Finance is a crucial resource in providing the above-discussed logistics services. ROOO defined financial resources as the money available to the organization for spending in form of liquid securities, cash, and credit lines. Before performing any logistics activity, company needs to secure adequate financial resources to be capable of operating sufficiently and effectively.
Short Term Safeguards
The solution to averting an ecological disaster is to diffuse both international and regional tensions, which might cause an environmental mishap. There are various ways that can be used for this purpose (Bumiller, Schmitt & Shanker 2012). The first key and maybe the simplest safeguard is finding an alternative route for transporting goods out of the Gulf. This might considerably decrease the tensions over the Strait of Hormuz since its international strategic importance would be reduced. Western nations can use Saudi Arabia, which a friendly nation to the United States. Saudi Arabia links some of the GCC nations to the Red Sea. As much as this would significantly reduce the tension, it is uncommon with various GCC countries.
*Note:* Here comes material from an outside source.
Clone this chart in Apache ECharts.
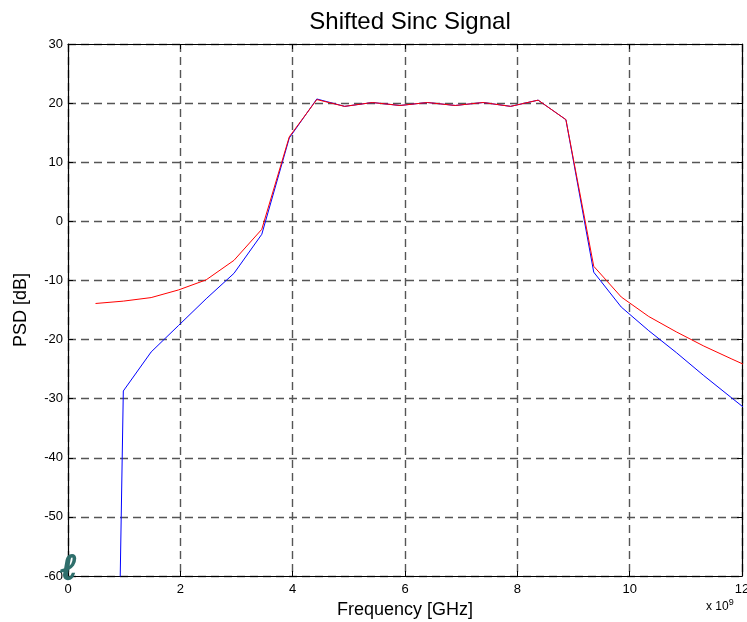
<!DOCTYPE html>
<html>
<head>
<meta charset="utf-8">
<script src="https://cdn.jsdelivr.net/npm/echarts@6/dist/echarts.min.js"></script>
<style>
  html, body { margin: 0; padding: 0; background: #fff; }
  #chart { width: 747px; height: 622px; }
</style>
</head>
<body>
<div id="chart"></div>
<script>
// frequency in units of 1e9 Hz
const freqs = [0.49, 0.985, 1.48, 1.97, 2.46, 2.955, 3.45, 3.94, 4.43, 4.925, 5.42, 5.91, 6.40,
  6.895, 7.39, 7.88, 8.37, 8.865, 9.36, 9.85, 10.34, 10.83, 11.32, 11.82, 12.31]

const redPsd = [-13.9, -13.5, -12.9, -11.6, -9.9, -6.6, -1.35, 14.3, 20.6, 19.45, 20.1, 19.6, 20.1,
  19.6, 20.1, 19.45, 20.5, 17.2, -7.6, -12.8, -16.1, -18.7, -21.1, -23.3, -25.4]

const bluePsd = [-310, -28.7, -22.1, -17.6, -13.1, -8.8, -2.2, 14.1, 20.7, 19.45, 20.1, 19.6, 20.1,
  19.6, 20.1, 19.45, 20.5, 17.2, -8.6, -14.5, -18.5, -22.2, -26.1, -29.9, -33.6]

const xTicks = [0, 2, 4, 6, 8, 10, 12]
const yTicks = [-60, -50, -40, -30, -20, -10, 0, 10, 20, 30]

const font = 'Liberation Sans, Arial, sans-serif'
const pair = (ys) => freqs.map((f, i) => [f, ys[i]])

const chart = echarts.init(document.getElementById('chart'))

const gridLine = { show: true, lineStyle: { color: '#555', width: 1.4, type: [8, 5] } }
const boxLine = { show: true, onZero: false, lineStyle: { color: '#000', width: 1.2 } }
const inTick = { show: true, inside: true, length: 5, lineStyle: { color: '#000' } }

const option = {
  animation: false,
  backgroundColor: '#fff',
  title: {
    text: 'Shifted Sinc Signal',
    left: 405,
    textAlign: 'center',
    top: 5,
    textStyle: { fontFamily: font, fontSize: 24, fontWeight: 'normal', color: '#000' }
  },
  grid: { left: 68, right: 5, top: 44, bottom: 46, outerBoundsMode: 'none' },
  xAxis: [
    {
      type: 'value',
      min: xTicks[0],
      max: xTicks[xTicks.length - 1],
      interval: 2,
      name: 'Frequency [GHz]',
      nameLocation: 'middle',
      nameGap: 24,
      nameTextStyle: { fontFamily: font, fontSize: 18, color: '#000' },
      axisLine: boxLine,
      axisTick: inTick,
      axisLabel: { fontFamily: font, fontSize: 13, color: '#000', margin: 7 },
      splitLine: gridLine
    },
    {
      type: 'value',
      position: 'top',
      min: xTicks[0],
      max: xTicks[xTicks.length - 1],
      interval: 2,
      axisLine: boxLine,
      axisTick: inTick,
      axisLabel: { show: false },
      splitLine: { show: false }
    }
  ],
  yAxis: [
    {
      type: 'value',
      min: yTicks[0],
      max: yTicks[yTicks.length - 1],
      interval: 10,
      name: 'PSD [dB]',
      nameLocation: 'middle',
      nameGap: 38,
      nameTextStyle: { fontFamily: font, fontSize: 18, color: '#000' },
      axisLine: boxLine,
      axisTick: inTick,
      axisLabel: { fontFamily: font, fontSize: 13, color: '#000', margin: 5 },
      splitLine: gridLine
    },
    {
      type: 'value',
      position: 'right',
      min: yTicks[0],
      max: yTicks[yTicks.length - 1],
      interval: 10,
      axisLine: boxLine,
      axisTick: inTick,
      axisLabel: { show: false },
      splitLine: { show: false }
    }
  ],
  series: [
    {
      type: 'line',
      data: pair(bluePsd),
      showSymbol: false,
      clip: true,
      lineStyle: { color: '#0000ff', width: 1 },
      z: 3
    },
    {
      type: 'line',
      data: pair(redPsd),
      showSymbol: false,
      clip: true,
      lineStyle: { color: '#ff0000', width: 1 },
      z: 4
    }
  ],
  graphic: [
    {
      type: 'text',
      left: 706,
      top: 598,
      style: {
        text: 'x 10{s|9}',
        font: '12px ' + font,
        fill: '#000',
        rich: { s: { fontSize: 9, fontFamily: font, verticalAlign: 'top', padding: [0, 0, 8, 0] } }
      }
    },
    {
      type: 'text',
      left: 60,
      top: 551,
      z: 10,
      style: {
        text: 'ℓ',
        font: 'italic bold 36px DejaVu Serif, serif',
        fill: '#2f6f6c',
        stroke: '#2f6f6c',
        lineWidth: 2
      }
    }
  ]
}

chart.setOption(option)
</script>
</body>
</html>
The second short-term safeguard is settling of disputes between UAE, Iran, and Oman. Oman has frequently sought good relations with the United Arab Emirates and attempted to mediate its Island dispute with Iran. According to ROOO, Iran has a practical policy toward maintaining good relations. The Unite Arab Emirates has been willing to negotiate with Iran over their return to calm any fears from Iran. A decrease in forces by the United States might certainly calm Iranian fears of the US intervention. There is a possibility of conflicts in this region if the conflicts are not settled.
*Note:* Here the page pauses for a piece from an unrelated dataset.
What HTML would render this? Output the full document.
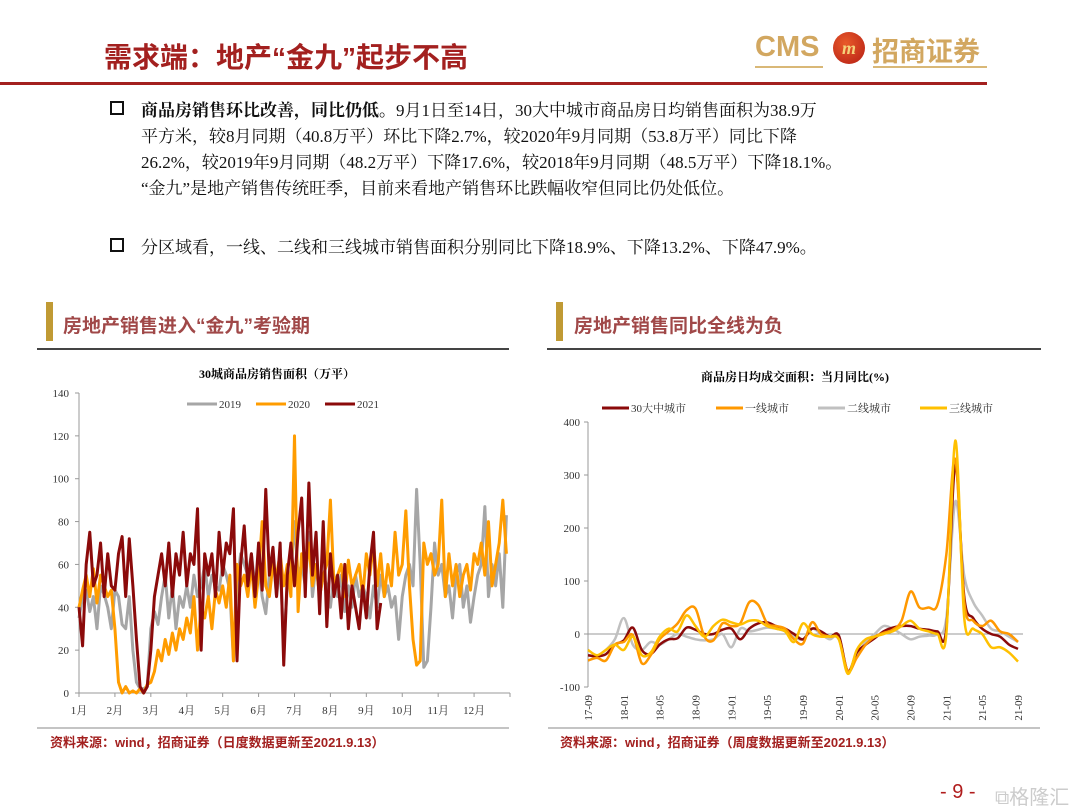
<!DOCTYPE html>
<html><head><meta charset="utf-8">
<style>
body{margin:0;width:1080px;height:810px;background:#fff;position:relative;overflow:hidden;font-family:"Liberation Serif","Noto Serif CJK SC",serif;}
.abs{position:absolute;white-space:nowrap;}
.p{font-size:17px;color:#111;left:141px;}
.sq{position:absolute;width:10px;height:10px;border:2px solid #111;left:110px;}
</style></head><body>
<div class="abs" style="left:104px;top:36px;font-family:'Liberation Sans','Noto Sans CJK SC',sans-serif;font-weight:bold;font-size:28px;color:#a3201f;">需求端：地产“金九”起步不高</div>
<div class="abs" style="left:755px;top:31px;font-family:'Liberation Sans',sans-serif;font-weight:bold;font-size:29px;color:#d2a760;">CMS</div>
<div class="abs" style="left:833px;top:32px;width:32px;height:32px;border-radius:50%;background:radial-gradient(circle at 40% 35%,#e85a2a,#b51d14);color:#f5d27a;font-size:18px;font-weight:bold;text-align:center;line-height:32px;font-style:italic;font-family:'Liberation Serif',serif;">m</div>
<div class="abs" style="left:872px;top:30px;font-family:'Noto Sans CJK SC',sans-serif;font-weight:bold;font-size:27px;color:#d2a760;">招商证券</div>
<div class="abs" style="left:755px;top:66px;width:68px;height:2px;background:#d9b877;"></div>
<div class="abs" style="left:873px;top:66px;width:114px;height:2px;background:#d9b877;"></div>
<div class="abs" style="left:0;top:82px;width:987px;height:3px;background:#a3201f;"></div>

<div class="sq" style="top:101px"></div>
<div class="abs p" style="top:96px"><b>商品房销售环比改善，同比仍低。</b>9月1日至14日，30大中城市商品房日均销售面积为38.9万</div>
<div class="abs p" style="top:122px">平方米，较8月同期（40.8万平）环比下降2.7%，较2020年9月同期（53.8万平）同比下降</div>
<div class="abs p" style="top:148px">26.2%，较2019年9月同期（48.2万平）下降17.6%，较2018年9月同期（48.5万平）下降18.1%。</div>
<div class="abs p" style="top:174px">“金九”是地产销售传统旺季，目前来看地产销售环比跌幅收窄但同比仍处低位。</div>
<div class="sq" style="top:238px"></div>
<div class="abs p" style="top:233px">分区域看，一线、二线和三线城市销售面积分别同比下降18.9%、下降13.2%、下降47.9%。</div>

<div class="abs" style="left:46px;top:302px;width:7px;height:39px;background:#c09a34;"></div>
<div class="abs" style="left:63px;top:311px;font-family:'Liberation Sans','Noto Sans CJK SC',sans-serif;font-weight:bold;font-size:19px;color:#a04848;">房地产销售进入“金九”考验期</div>
<div class="abs" style="left:37px;top:348px;width:472px;height:2px;background:#444;"></div>
<div class="abs" style="left:556px;top:302px;width:7px;height:39px;background:#c09a34;"></div>
<div class="abs" style="left:574px;top:311px;font-family:'Liberation Sans','Noto Sans CJK SC',sans-serif;font-weight:bold;font-size:19px;color:#a04848;">房地产销售同比全线为负</div>
<div class="abs" style="left:547px;top:348px;width:494px;height:2px;background:#444;"></div>

<svg class="abs" style="left:0;top:0" width="1080" height="810" id="charts"></svg>

<div class="abs" style="left:50px;top:732px;font-family:'Liberation Sans','Noto Sans CJK SC',sans-serif;font-weight:bold;font-size:13px;color:#a3201f;">资料来源：wind，招商证券（日度数据更新至2021.9.13）</div>
<div class="abs" style="left:560px;top:732px;font-family:'Liberation Sans','Noto Sans CJK SC',sans-serif;font-weight:bold;font-size:13px;color:#a3201f;">资料来源：wind，招商证券（周度数据更新至2021.9.13）</div>
<div class="abs" style="left:940px;top:781px;font-family:'Liberation Sans',sans-serif;font-size:20px;color:#b01c1c;">- 9 -</div>
<div class="abs" style="left:995px;top:781px;font-family:'Liberation Sans','Noto Sans CJK SC',sans-serif;font-size:20px;color:#ccc;">⧉格隆汇</div>

<script>
const months=["1月","2月","3月","4月","5月","6月","7月","8月","9月","10月","11月","12月"];
const leftTicks=[0,20,40,60,80,100,120,140];
const s2019=[35,45,48,38,45,30,50,46,40,30,48,45,32,30,45,20,5,2,2,3,30,38,32,45,55,35,50,30,45,40,50,40,55,45,50,60,45,55,50,48,60,55,48,15,50,65,60,55,65,50,60,45,37,55,65,45,60,23,50,55,80,55,60,50,75,45,60,45,55,50,40,55,45,55,38,50,40,55,45,50,45,35,50,40,55,45,50,40,45,25,45,55,60,50,95,60,12,15,40,70,55,60,45,50,35,55,60,40,50,33,45,55,60,87,45,60,50,65,40,83];
const s2020=[40,48,55,45,58,42,55,50,45,48,30,5,0,3,0,1,0,2,0,4,5,10,20,15,25,18,28,20,30,25,35,28,45,20,40,35,45,30,48,42,50,40,55,15,60,50,55,45,60,40,55,80,50,45,60,55,65,50,60,45,120,38,65,55,70,50,60,45,55,60,90,50,55,60,45,62,50,55,60,45,65,55,70,50,65,45,60,50,75,55,60,85,50,25,13,15,70,60,65,55,60,90,45,65,50,60,45,55,60,48,65,60,70,55,80,50,60,70,90,65];
const s2021=[40,22,60,75,50,55,70,45,65,50,48,65,73,45,72,50,25,3,0,3,20,45,55,65,50,70,45,65,55,75,50,65,60,86,20,65,55,65,45,75,55,70,65,86,15,60,78,50,65,45,70,48,95,55,68,45,70,13,55,70,50,75,91,45,98,55,75,37,80,31,65,45,55,35,60,30,50,40,30,50,35,60,75,30,42];
const rCats=["17-09","18-01","18-05","18-09","19-01","19-05","19-09","20-01","20-05","20-09","21-01","21-05","21-09"];
const rTicks=[-100,0,100,200,300,400];
const c30=[-40,-42,-38,-20,-12,12,-30,-38,-20,-10,-8,12,8,0,0,8,10,-10,10,20,22,15,10,0,-10,10,5,-5,-3,-70,-35,-20,-8,5,12,15,15,10,8,5,10,320,70,30,10,0,-5,-20,-28];
const c1=[-50,-45,-50,-20,-15,-2,-55,-40,-10,5,20,45,48,-5,-12,20,15,20,60,55,20,15,10,-10,-18,22,0,-5,-10,-70,-45,-20,-5,2,8,25,80,50,50,55,150,330,60,25,15,25,5,0,-15];
const c2=[-40,-42,-30,-10,30,-20,-30,-15,-20,-10,0,-5,-10,-12,-10,0,-25,10,5,8,12,10,5,-5,-10,10,0,-10,-5,-72,-40,-15,0,15,10,0,-10,-5,-3,0,30,250,110,60,35,10,5,-5,-15];
const c3=[-30,-40,-30,-20,-30,-5,-40,-35,-5,10,5,35,15,-5,15,27,22,18,25,25,15,10,5,-15,20,0,-5,-5,-10,-75,-30,-10,-5,0,5,15,25,10,5,0,0,365,30,10,0,-25,-25,-35,-52];

const svg=document.getElementById('charts');
const NS='http://www.w3.org/2000/svg';
function mk(t,a,txt){const e=document.createElementNS(NS,t);for(const k in a)e.setAttribute(k,a[k]);if(txt!==undefined)e.textContent=txt;svg.appendChild(e);return e;}
const SER='"Liberation Serif","Noto Serif CJK SC",serif';

// left chart
const LX0=79,LX1=510,LY0=693,LY1=393;
const lx=i=>LX0+(i/10)*(LX1-LX0)/12;
const ly=v=>LY0-(v/140)*(LY0-LY1);
let t=mk('text',{x:277,y:378,'text-anchor':'middle','font-size':12,'font-weight':'bold','font-family':SER},'30城商品房销售面积（万平）');


let ax=mk('line',{x1:LX0,y1:LY1,x2:LX0,y2:LY0,stroke:'#999'});


ax=mk('line',{x1:LX0,y1:LY0,x2:LX1,y2:LY0,stroke:'#999'});


leftTicks.forEach(v=>{mk('line',{x1:LX0-4,x2:LX0,y1:ly(v),y2:ly(v),stroke:'#999'});
 const e=mk('text',{x:LX0-10,y:ly(v)+4,'text-anchor':'end','font-size':11,'font-family':SER,fill:'#333'},v);
 
 });
months.forEach((m,i)=>{const x=LX0+i*(LX1-LX0)/12;mk('line',{x1:x,x2:x,y1:LY0,y2:LY0+4,stroke:'#999'});
 const e=mk('text',{x:x,y:714,'text-anchor':'middle','font-size':11,'font-family':SER,fill:'#333'},m);
 
 });
mk('line',{x1:LX1,x2:LX1,y1:LY0,y2:LY0+4,stroke:'#999'});
[[s2019,'#a6a6a6','series-2019'],[s2020,'#ff9c00','series-2020'],[s2021,'#8b0a0a','series-2021']].forEach(([d,c,n])=>{
 const e=mk('polyline',{points:d.map((v,i)=>lx(i)+','+ly(v)).join(' '),fill:'none',stroke:c,'stroke-width':3,'stroke-linejoin':'round'});
 
 });
[['2019','#a6a6a6',187],['2020','#ff9c00',256],['2021','#8b0a0a',325]].forEach(([l,c,x])=>{
 mk('line',{x1:x,x2:x+30,y1:404,y2:404,stroke:c,'stroke-width':3});
 const e=mk('text',{x:x+32,y:408,'font-size':11,'font-family':SER,fill:'#333'},l);
 
 });

// right chart
const RX0=588,RX1=1018,RY400=422,RYm100=687;
const rx=i=>RX0+i*(RX1-RX0)/48;
const ry=v=>RYm100-(v+100)/500*(RYm100-RY400);
t=mk('text',{x:795,y:381,'text-anchor':'middle','font-size':12,'font-weight':'bold','font-family':SER},'商品房日均成交面积：当月同比(%)');


ax=mk('line',{x1:RX0,y1:RY400,x2:RX0,y2:RYm100,stroke:'#999'});


ax=mk('line',{x1:RX0,y1:ry(0),x2:1023,y2:ry(0),stroke:'#999'});


rTicks.forEach(v=>{mk('line',{x1:RX0-4,x2:RX0,y1:ry(v),y2:ry(v),stroke:'#999'});
 const e=mk('text',{x:RX0-8,y:ry(v)+4,'text-anchor':'end','font-size':11,'font-family':SER,fill:'#333'},v);
 
 });
rCats.forEach((c,i)=>{const x=rx(i*4);
 const e=mk('text',{x:0,y:0,'text-anchor':'end','font-size':11,'font-family':SER,fill:'#333',transform:`translate(${x+4},695) rotate(-90)`},c);
 
 });
function smooth(d){const p=d.map((v,i)=>[rx(i),ry(v)]);let s='M'+p[0].join(',');
 for(let i=0;i<p.length-1;i++){const p0=p[i-1]||p[i],p1=p[i],p2=p[i+1],p3=p[i+2]||p2;
  s+=` C${p1[0]+(p2[0]-p0[0])/6},${p1[1]+(p2[1]-p0[1])/6} ${p2[0]-(p3[0]-p1[0])/6},${p2[1]-(p3[1]-p1[1])/6} ${p2[0]},${p2[1]}`;}return s;}
[[c2,'#c0c0c0','series-tier2'],[c30,'#8b0a0a','series-30-cities'],[c1,'#ff9800','series-tier1'],[c3,'#ffc000','series-tier3']].forEach(([d,c,n])=>{
 const e=mk('path',{d:smooth(d),fill:'none',stroke:c,'stroke-width':2.5});
 
 });
[['30大中城市','#8b0a0a',602],['一线城市','#ff9800',716],['二线城市','#c0c0c0',818],['三线城市','#ffc000',920]].forEach(([l,c,x])=>{
 mk('line',{x1:x,x2:x+27,y1:408,y2:408,stroke:c,'stroke-width':3});
 const e=mk('text',{x:x+29,y:412,'font-size':11,'font-family':SER,fill:'#333'},l);
 
 });
mk('line',{x1:37,x2:509,y1:728,y2:728,stroke:'#888'});
mk('line',{x1:548,x2:1040,y1:728,y2:728,stroke:'#888'});
</script>
</body></html>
Conclusions and Recommendations
In order to attain supply chain merit, it is significant to relentlessly assess the alternative cost-reducing strategies, which allow competitive advantage. Some of the factors to consider when selecting logistics strategy include speed, non-stock, third party services, hub-and-spoke, facility consolidation, and inbound and outbound logistics among others. With regard to speed, the company should have a logistics strategy that handles fast moving goods differently from medium and slow moving goods. In relation to non-stock, the company should have a clear comprehension of all the elements and lost profit opportunities for goods deemed non-stock. With regard to third party services, the business or company should have its own facilities for distribution. Despite having an effective logistics strategy, the distribution chain of a company might experience challenges resulting from political, geographical, social, and environmental issues. A typical example of such companies comprise of those that use the Strait of Hormuz. Blocking the Strait of Hormuz or threatening to do so will apparently have great effects on the GCC nations. The increase in oil prices will be the most prominent effect. The closure of the Strait of Hormuz will affect nations importing from Gulf nations. The closure suggests that goods will not be moved out through major waterway of the world. In order to import and export products to the Gulf countries alternative routes have been established.